O restante do livro X constitui uma exortação à prática do Bem, ou seja, da justiça e das demais virtudes. Sócrates recorre ao discurso escatológico através do mito de Er, onde fala da recompensa no pós morte: afinal, a vida “é um grande combate (megas agon), meu caro Glauco, é mais do que parece, o que consiste em nos tornarmos bons ou maus. De modo que não devamos deixar-nos arrebatar por honrarias, riquezas, nem poder algum, nem mesmo pela poesia, descurando a justiça e as outras virtudes” (608b).

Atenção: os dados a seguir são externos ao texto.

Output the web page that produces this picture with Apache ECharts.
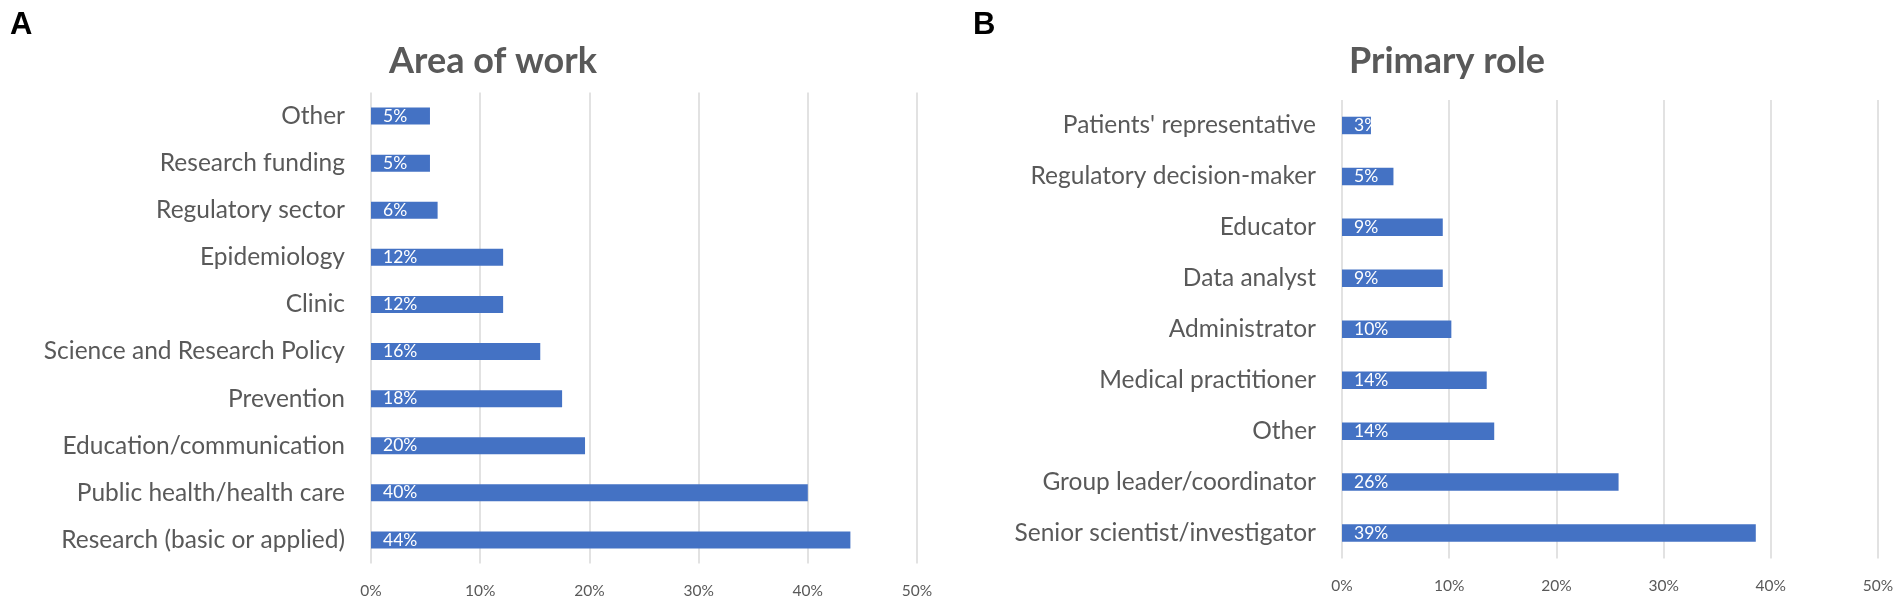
<!DOCTYPE html>
<html>
<head>
<meta charset="utf-8">
<title>Area of work / Primary role</title>
<script src="https://cdn.jsdelivr.net/npm/echarts@6/dist/echarts.min.js"></script>
<style>
  html, body { margin: 0; padding: 0; background: #fff; }
  #main { width: 1902px; height: 604px; }
</style>
</head>
<body>
<div id="main"></div>
<script>
// A: area of work (top to bottom)
var workCategories = ['Other', 'Research funding', 'Regulatory sector', 'Epidemiology', 'Clinic',
  'Science and Research Policy', 'Prevention', 'Education/communication',
  'Public health/health care', 'Research (basic or applied)'];
var workValues = [5.4, 5.4, 6.1, 12.1, 12.1, 15.5, 17.5, 19.6, 40.0, 43.9];

// B: primary role (top to bottom)
var roleCategories = ["Patients' representative", 'Regulatory decision-maker', 'Educator', 'Data analyst',
  'Administrator', 'Medical practitioner', 'Other', 'Group leader/coordinator',
  'Senior scientist/investigator'];
var roleValues = [2.7, 4.8, 9.4, 9.4, 10.2, 13.5, 14.2, 25.8, 38.6];

var axisTicks = [0, 10, 20, 30, 40, 50];

var FONT = 'Lato';
var GREY = '#595959';
var BLUE = '#4472C4';

var myChart = echarts.init(document.getElementById('main'));

function xAxisFor(gridIndex) {
	return {
		type: 'value',
		gridIndex: gridIndex,
		min: axisTicks[0],
		max: axisTicks[axisTicks.length - 1],
		interval: axisTicks[1] - axisTicks[0],
		axisLine: { show: false },
		axisTick: { show: false },
		splitLine: { lineStyle: { color: '#d9d9d9', width: 1.5 } },
		axisLabel: {
			margin: 19,
			color: GREY,
			fontFamily: FONT,
			fontSize: 15.5,
			formatter: '{value}%'
		}
	};
}

function yAxisFor(gridIndex, cats) {
	return {
		type: 'category',
		gridIndex: gridIndex,
		data: cats,
		inverse: true,
		axisLine: { show: false },
		axisTick: { show: false },
		axisLabel: {
			margin: 26,
			color: GREY,
			fontFamily: FONT,
			fontSize: 24.5
		}
	};
}

function seriesFor(idx, values, barWidth) {
	return {
		type: 'bar',
		xAxisIndex: idx,
		yAxisIndex: idx,
		data: values,
		barWidth: barWidth,
		itemStyle: { color: BLUE },
		label: {
			show: true,
			position: 'insideLeft',
			distance: 12,
			color: '#fff',
			fontFamily: FONT,
			fontSize: 17.5,
			formatter: function (p) { return Math.round(p.value) + '%'; }
		},
		silent: true
	};
}

var option = {
	animation: false,
	backgroundColor: '#fff',
	title: [
		{ text: 'A', left: 10, top: 10, padding: 0,
		  textStyle: { fontFamily: 'Liberation Sans', fontWeight: 'bold', fontSize: 31, color: '#000' } },
		{ text: 'B', left: 973, top: 10, padding: 0,
		  textStyle: { fontFamily: 'Liberation Sans', fontWeight: 'bold', fontSize: 31, color: '#000' } },
		{ text: 'Area of work', left: 493, top: 43, padding: 0, textAlign: 'center',
		  textStyle: { fontFamily: FONT, fontWeight: 'bold', fontSize: 36, color: GREY } },
		{ text: 'Primary role', left: 1447, top: 43, padding: 0, textAlign: 'center',
		  textStyle: { fontFamily: FONT, fontWeight: 'bold', fontSize: 36, color: GREY } }
	],
	grid: [
		{ left: 371, top: 92.5, width: 546, height: 471 },
		{ left: 1342, top: 100, width: 536, height: 458.5 }
	],
	xAxis: [xAxisFor(0), xAxisFor(1)],
	yAxis: [yAxisFor(0, workCategories), yAxisFor(1, roleCategories)],
	series: [seriesFor(0, workValues, 17), seriesFor(1, roleValues, 17.5)]
};

myChart.setOption(option);
</script>
</body>
</html>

Concluindo a República, Sócrates trata da imortalidade da alma e tenta equacionar o destino com a responsabilidade. Retornando às figuras das três Parcas: Laquesis (passado), Cloto (presente) e Átropos (futuro), as filhas da Necessidade, Sócrates folga os laços do férreo destino, defendido pelo pensamento grego anterior: “Não é o gênio que vos escolherá, mas vós que escolhereis o gênio. O primeiro a quem a sorte couber, seja o primeiro a escolher uma vida a que ficará ligado pela necessidade. A virtude não tem senhor; cada um a terá em maior ou menor grau, conforme a honrar ou a desonrar. A responsabilidade é de quem a escolhe. O deus é isento de culpa” (617 e).


Assim, como é impossível a alguém descrever todos os detalhes de uma obra de arte, analogamente nesta resenha não foi possível transmitir “tudo” sobre a República – que esta sirva ao menos como convite à leitura e contemplação desta obra prima do gênio grego.